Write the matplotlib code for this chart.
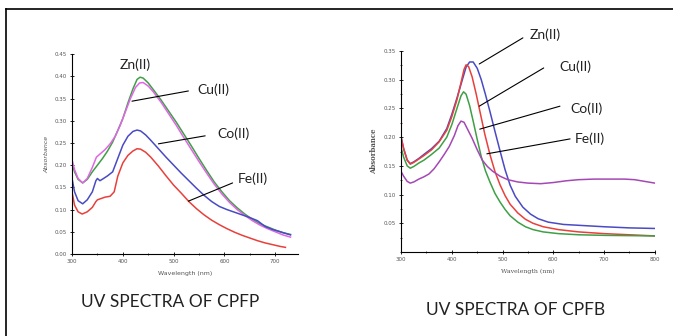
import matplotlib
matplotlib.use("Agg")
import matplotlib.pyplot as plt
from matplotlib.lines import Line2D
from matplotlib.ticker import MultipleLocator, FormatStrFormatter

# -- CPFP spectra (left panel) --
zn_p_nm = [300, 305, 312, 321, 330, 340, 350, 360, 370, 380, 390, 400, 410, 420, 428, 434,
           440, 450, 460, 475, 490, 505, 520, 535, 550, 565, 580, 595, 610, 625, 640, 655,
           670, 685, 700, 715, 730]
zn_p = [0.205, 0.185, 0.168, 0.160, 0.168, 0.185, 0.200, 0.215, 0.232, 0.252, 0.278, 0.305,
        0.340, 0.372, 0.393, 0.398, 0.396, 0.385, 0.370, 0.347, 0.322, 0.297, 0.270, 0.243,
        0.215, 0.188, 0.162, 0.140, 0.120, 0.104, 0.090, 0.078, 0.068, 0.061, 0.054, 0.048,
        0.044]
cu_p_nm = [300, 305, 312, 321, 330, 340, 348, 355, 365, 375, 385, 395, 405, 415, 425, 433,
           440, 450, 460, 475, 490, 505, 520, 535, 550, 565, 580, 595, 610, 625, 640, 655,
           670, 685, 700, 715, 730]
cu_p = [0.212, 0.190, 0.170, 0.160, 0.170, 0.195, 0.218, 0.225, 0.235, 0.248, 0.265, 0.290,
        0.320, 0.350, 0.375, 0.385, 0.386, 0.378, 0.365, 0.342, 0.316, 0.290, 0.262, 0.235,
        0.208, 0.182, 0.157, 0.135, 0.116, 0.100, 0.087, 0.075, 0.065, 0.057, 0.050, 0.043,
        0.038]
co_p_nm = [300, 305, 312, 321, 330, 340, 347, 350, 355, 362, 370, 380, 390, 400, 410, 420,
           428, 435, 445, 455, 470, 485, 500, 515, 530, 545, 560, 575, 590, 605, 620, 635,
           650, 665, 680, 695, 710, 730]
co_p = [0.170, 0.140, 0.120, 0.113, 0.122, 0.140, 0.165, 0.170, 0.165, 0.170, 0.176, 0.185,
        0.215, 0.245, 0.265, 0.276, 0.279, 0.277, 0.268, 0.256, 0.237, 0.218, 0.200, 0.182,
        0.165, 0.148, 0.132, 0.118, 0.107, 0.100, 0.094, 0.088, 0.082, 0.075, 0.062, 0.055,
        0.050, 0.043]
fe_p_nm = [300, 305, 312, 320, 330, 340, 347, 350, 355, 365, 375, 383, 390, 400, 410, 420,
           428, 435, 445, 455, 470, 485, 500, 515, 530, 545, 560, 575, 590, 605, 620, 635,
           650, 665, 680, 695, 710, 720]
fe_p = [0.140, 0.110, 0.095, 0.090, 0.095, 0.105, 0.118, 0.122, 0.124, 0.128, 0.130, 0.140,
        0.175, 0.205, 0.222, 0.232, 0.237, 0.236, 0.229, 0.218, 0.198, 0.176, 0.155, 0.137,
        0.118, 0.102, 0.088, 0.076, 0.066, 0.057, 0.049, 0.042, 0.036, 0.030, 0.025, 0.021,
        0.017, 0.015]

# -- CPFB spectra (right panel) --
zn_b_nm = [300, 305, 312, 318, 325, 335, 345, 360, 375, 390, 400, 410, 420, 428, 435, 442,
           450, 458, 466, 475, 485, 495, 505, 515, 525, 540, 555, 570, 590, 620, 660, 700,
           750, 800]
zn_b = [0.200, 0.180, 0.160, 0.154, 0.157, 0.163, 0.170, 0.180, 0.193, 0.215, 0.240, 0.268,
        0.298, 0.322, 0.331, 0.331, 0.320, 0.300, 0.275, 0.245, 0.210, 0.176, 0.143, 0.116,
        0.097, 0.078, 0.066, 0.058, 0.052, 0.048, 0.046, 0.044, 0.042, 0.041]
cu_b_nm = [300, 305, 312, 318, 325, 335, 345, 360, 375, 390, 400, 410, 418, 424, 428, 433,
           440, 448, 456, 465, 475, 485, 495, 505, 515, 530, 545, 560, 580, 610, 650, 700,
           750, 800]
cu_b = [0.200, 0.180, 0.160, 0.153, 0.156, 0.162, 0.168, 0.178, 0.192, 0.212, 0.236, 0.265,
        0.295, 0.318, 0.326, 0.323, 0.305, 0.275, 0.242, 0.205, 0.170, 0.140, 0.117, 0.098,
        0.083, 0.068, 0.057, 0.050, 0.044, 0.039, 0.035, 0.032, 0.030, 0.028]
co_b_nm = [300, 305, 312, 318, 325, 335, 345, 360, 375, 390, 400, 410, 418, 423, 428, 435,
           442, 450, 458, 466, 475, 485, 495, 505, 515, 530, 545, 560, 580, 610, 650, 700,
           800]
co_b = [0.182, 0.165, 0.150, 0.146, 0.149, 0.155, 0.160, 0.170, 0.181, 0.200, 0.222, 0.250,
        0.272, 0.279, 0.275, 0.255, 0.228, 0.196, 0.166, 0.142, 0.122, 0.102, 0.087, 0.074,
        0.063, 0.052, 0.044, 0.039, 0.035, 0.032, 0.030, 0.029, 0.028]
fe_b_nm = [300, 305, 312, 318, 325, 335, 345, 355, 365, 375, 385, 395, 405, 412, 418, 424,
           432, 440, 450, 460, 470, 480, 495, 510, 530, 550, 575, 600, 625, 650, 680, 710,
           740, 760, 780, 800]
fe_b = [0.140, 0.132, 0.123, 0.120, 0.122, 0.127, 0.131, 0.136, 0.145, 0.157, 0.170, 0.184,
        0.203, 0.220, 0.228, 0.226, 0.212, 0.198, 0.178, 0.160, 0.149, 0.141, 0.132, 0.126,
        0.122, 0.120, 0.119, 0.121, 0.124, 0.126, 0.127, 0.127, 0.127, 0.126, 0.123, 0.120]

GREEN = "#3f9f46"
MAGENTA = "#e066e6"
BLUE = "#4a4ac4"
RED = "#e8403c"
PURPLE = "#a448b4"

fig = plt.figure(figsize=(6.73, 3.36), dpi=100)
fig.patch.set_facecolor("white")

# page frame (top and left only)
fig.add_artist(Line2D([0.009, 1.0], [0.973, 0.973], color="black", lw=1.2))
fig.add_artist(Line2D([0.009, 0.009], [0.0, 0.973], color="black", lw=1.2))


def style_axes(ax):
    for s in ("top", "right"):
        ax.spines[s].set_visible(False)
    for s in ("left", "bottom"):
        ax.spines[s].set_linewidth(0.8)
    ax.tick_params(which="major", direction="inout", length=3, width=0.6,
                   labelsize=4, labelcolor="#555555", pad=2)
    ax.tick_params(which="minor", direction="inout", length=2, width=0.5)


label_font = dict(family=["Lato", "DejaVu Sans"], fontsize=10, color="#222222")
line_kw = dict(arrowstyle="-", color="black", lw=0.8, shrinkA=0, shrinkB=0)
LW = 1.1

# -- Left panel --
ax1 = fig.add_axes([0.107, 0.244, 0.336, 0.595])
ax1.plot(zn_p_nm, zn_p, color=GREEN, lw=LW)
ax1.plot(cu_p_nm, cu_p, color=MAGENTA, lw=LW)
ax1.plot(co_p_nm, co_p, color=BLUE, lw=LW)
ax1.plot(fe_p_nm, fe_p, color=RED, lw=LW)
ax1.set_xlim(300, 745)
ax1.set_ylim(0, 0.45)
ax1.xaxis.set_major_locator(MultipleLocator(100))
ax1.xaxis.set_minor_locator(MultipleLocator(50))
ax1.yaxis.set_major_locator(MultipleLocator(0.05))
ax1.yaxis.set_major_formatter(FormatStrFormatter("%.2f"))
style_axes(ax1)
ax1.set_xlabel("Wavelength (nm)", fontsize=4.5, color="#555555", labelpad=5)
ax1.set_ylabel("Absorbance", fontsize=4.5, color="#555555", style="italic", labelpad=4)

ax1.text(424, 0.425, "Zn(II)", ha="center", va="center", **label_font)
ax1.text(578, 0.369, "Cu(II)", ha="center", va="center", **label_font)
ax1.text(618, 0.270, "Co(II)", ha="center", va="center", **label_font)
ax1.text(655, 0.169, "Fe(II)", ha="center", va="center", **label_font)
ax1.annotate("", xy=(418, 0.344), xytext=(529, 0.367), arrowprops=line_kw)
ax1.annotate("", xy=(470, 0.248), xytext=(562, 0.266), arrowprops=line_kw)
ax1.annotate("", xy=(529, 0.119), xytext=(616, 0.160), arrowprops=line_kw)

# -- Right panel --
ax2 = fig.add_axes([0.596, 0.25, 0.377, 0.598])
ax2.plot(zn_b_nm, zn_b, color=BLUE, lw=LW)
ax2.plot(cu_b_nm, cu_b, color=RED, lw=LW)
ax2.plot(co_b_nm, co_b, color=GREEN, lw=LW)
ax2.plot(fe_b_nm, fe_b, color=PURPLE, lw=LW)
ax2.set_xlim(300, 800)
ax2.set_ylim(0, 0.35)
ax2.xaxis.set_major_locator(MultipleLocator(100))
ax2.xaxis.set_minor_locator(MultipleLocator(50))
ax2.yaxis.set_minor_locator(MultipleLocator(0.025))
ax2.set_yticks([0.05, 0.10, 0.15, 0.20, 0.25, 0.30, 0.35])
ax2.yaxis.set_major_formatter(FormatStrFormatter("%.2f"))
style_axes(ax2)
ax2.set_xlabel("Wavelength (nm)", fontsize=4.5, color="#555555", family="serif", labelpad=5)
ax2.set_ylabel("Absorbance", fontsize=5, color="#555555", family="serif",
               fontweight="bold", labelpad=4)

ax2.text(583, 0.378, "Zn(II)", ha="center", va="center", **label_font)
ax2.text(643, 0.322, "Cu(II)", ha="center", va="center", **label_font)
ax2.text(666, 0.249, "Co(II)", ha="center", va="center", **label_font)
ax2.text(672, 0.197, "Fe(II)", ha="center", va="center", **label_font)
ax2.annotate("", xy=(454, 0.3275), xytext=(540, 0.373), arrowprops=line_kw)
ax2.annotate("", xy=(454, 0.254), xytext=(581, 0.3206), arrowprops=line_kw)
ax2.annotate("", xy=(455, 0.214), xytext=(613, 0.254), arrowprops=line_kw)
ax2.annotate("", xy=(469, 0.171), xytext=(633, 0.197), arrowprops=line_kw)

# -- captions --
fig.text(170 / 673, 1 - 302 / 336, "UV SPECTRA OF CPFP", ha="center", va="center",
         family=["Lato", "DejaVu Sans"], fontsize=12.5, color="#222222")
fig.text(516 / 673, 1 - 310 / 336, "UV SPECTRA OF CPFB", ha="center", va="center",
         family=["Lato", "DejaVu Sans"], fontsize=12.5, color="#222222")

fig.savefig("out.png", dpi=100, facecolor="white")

• **Aim of the exercise**: Omitting all pictures, restate exactly the lines of the material from its start through the line that contains "from matplotlib.ticker import".

• **Exercise result**:
Write the matplotlib code for this chart.
import matplotlib
matplotlib.use("Agg")
import matplotlib.pyplot as plt
from matplotlib.lines import Line2D
from matplotlib.ticker import MultipleLocator, FormatStrFormatter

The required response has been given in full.